The main wood wasp control measure is the use of a nematode, Deladenus siricidicola , which sterilizes the females of the insect and is specific for this pest, which makes its use safe. It was introduced by the CSIRO, in Australia, and has been massively produced at the Forest Entomology Laboratory of Embrapa Florestas since 1990, being distributed to pine producers who have the pest in their plantations.

Although the nematode has already established itself as a product with proven efficiency in controlling the wood wasp, the need was felt to standardize the internal processes involved in its production. Therefore, Embrapa Florestas implemented the Quality Management System, aiming at reliability and traceability, providing continuous improvement of its processes.

Thus, the entire Nematode Mass Rearing process was described in “Standard Operating Procedures”, so that the activities are carried out with a defined quality standard, aiming at obtaining a safe and efficient product. In addition, forms were established for recording nematode production data.

The process, from the production of nematode doses to the final consumer receiving the product, was modified and standardized, creating the possibility of traceability at all stages of execution. Internal audits are carried out annually with the aim of verifying compliance with the requirements established in the specific standard.

The actions carried out by Embrapa Florestas also enabled the registration of the product, called Nematec, with the Ministry of Agriculture, Livestock and Supply, having also obtained the trademark and identity registration with the National Institute of Intellectual Property, as well as the Environmental Licensing for use of the product in the states of Paraná (Paraná Agricultural Defense Agency), Santa Catarina (Integrated Agricultural Development Company of Santa Catarina) and Rio Grande do Sul (State Foundation for Environmental Protection).

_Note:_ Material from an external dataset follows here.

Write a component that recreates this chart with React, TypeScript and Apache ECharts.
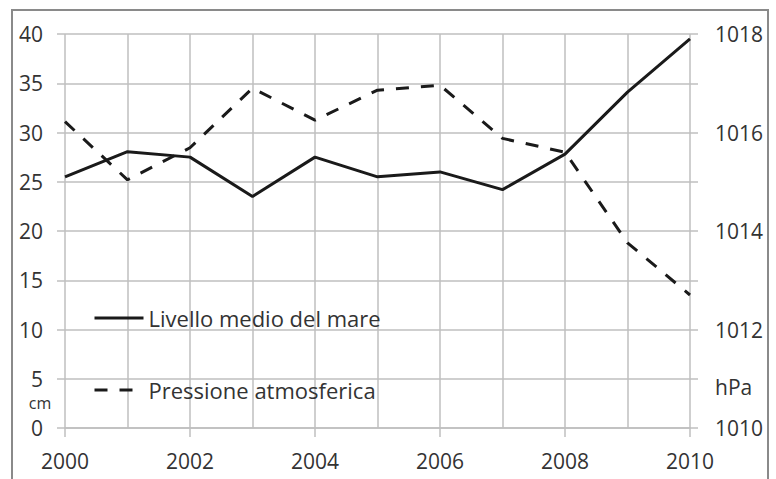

Currently, the partnership between Embrapa Florestas and the Cearense Foundation for Meteorology and Water Resources brings together around 120 forestry companies linked to the pine production chain, to which an average of 8,000 annual doses of the product are sent for use in the attacked plantations. Also, to ensure the efficiency of the product in controlling the pest, training events are held aimed at the quality of the process of using Nematec in pine plantations, aimed at producers, technicians from forestry companies and service providers.

It is important to point out that the estimated damage caused by the wood wasp attack in Brazil is up to 53 million dollars per year, also considering harvesting costs, and 25 million dollars per year, when considering standing wood. However, combined with other measures provided for in the National Wood Wasp Control Program, the use of Nematec provides a reduction in losses of less than 70% and keeps the pest under control.